▶ [AIM]
Report the total number of lines that include the string "this", without any other text.

▶ [SUPPLIED MATERIAL]

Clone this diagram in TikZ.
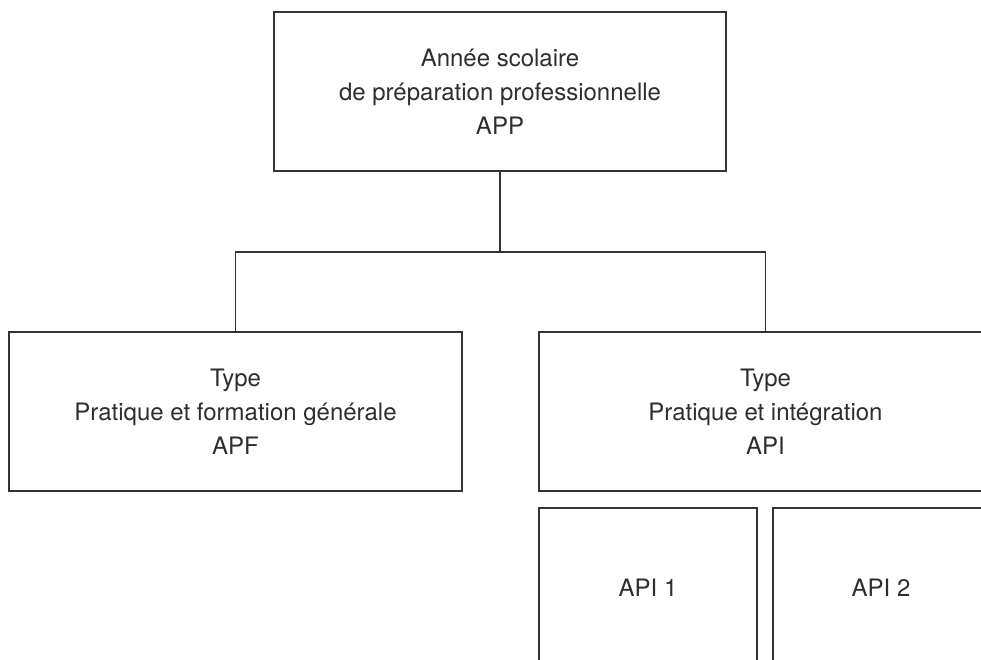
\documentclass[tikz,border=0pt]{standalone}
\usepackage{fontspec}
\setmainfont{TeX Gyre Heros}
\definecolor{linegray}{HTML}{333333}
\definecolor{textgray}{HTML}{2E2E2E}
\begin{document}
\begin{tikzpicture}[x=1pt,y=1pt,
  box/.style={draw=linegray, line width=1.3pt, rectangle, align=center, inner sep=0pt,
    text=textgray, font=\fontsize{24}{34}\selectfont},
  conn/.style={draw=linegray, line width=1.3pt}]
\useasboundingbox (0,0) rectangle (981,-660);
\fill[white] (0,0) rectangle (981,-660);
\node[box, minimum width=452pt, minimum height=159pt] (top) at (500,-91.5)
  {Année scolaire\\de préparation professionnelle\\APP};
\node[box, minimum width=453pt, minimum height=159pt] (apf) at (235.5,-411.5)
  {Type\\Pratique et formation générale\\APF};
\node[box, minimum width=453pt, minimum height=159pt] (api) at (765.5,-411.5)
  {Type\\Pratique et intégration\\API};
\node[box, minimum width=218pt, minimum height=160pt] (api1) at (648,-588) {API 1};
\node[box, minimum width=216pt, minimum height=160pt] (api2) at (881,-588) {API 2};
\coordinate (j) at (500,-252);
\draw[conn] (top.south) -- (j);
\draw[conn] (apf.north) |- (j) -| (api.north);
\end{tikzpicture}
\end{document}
...
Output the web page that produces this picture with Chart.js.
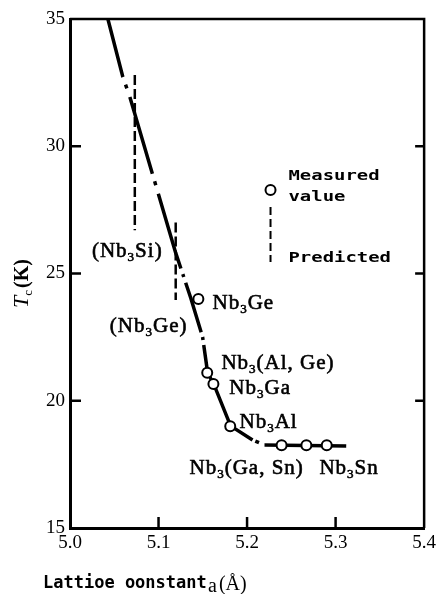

▶ [SOLUTION]
2